- Goal of the exercise
Below are several entries. Transcribe exactly those lines that fall from the one with "Emit a Python" through the one with "import plotly.graph_objects as go", end lines included.

- Data for this task

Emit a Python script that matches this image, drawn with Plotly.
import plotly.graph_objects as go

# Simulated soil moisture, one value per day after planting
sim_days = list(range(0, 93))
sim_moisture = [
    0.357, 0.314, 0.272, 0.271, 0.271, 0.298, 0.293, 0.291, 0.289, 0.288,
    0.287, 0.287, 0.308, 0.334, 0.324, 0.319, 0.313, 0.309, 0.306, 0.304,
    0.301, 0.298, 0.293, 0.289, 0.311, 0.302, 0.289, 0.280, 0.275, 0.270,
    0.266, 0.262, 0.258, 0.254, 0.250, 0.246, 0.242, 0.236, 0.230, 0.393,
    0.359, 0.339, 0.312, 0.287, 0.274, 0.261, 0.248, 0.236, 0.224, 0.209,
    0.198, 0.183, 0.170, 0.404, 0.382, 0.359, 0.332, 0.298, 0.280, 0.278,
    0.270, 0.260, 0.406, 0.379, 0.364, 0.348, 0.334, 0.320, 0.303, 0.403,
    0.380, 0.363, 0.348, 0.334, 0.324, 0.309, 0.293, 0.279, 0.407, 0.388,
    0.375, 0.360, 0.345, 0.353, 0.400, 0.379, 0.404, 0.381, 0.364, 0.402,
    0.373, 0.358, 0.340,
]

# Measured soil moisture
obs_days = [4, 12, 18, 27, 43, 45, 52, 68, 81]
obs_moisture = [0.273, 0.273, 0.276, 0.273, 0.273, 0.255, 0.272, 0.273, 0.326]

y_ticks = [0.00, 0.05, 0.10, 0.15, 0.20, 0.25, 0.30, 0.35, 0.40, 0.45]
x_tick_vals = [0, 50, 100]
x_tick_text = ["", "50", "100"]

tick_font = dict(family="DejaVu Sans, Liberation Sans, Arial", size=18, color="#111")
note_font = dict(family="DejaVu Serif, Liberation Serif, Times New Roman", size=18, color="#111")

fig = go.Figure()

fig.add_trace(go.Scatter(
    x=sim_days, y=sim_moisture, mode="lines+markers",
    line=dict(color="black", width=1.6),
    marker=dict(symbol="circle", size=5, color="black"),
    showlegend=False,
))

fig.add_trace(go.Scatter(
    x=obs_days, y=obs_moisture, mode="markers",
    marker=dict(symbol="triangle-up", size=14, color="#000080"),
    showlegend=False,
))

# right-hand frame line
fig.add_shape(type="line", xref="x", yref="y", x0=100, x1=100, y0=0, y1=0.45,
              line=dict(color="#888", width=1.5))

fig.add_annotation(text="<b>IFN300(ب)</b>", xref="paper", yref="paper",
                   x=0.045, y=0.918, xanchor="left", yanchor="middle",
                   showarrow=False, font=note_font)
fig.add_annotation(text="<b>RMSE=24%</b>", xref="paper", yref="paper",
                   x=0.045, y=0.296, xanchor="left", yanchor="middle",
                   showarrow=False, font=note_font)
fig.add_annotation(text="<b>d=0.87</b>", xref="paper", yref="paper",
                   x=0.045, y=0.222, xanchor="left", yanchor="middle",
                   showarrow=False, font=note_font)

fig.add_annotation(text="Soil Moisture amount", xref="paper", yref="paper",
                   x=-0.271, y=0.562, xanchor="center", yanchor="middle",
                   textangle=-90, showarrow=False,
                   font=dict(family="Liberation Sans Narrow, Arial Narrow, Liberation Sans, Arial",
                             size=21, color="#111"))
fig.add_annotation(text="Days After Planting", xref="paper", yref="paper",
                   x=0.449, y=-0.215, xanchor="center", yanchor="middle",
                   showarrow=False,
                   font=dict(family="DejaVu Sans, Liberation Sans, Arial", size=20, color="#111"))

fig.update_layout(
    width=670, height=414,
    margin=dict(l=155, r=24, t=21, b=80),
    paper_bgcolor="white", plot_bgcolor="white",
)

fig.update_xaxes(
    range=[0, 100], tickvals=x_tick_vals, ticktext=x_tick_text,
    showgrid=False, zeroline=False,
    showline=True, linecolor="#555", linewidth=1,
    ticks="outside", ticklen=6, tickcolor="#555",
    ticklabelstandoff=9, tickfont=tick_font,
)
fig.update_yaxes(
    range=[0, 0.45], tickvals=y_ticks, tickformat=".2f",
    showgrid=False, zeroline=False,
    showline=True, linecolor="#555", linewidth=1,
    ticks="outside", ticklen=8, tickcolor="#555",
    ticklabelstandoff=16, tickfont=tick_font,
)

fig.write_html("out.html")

---

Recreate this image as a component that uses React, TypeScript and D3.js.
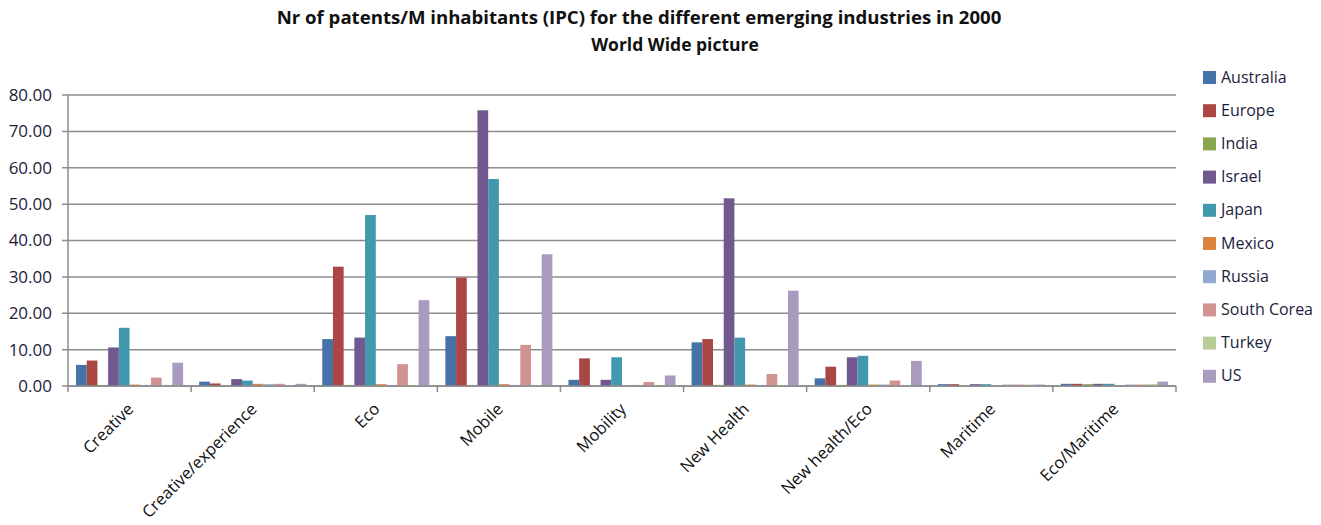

- Output
Emit a Python script that matches this image, drawn with Plotly.
import plotly.graph_objects as go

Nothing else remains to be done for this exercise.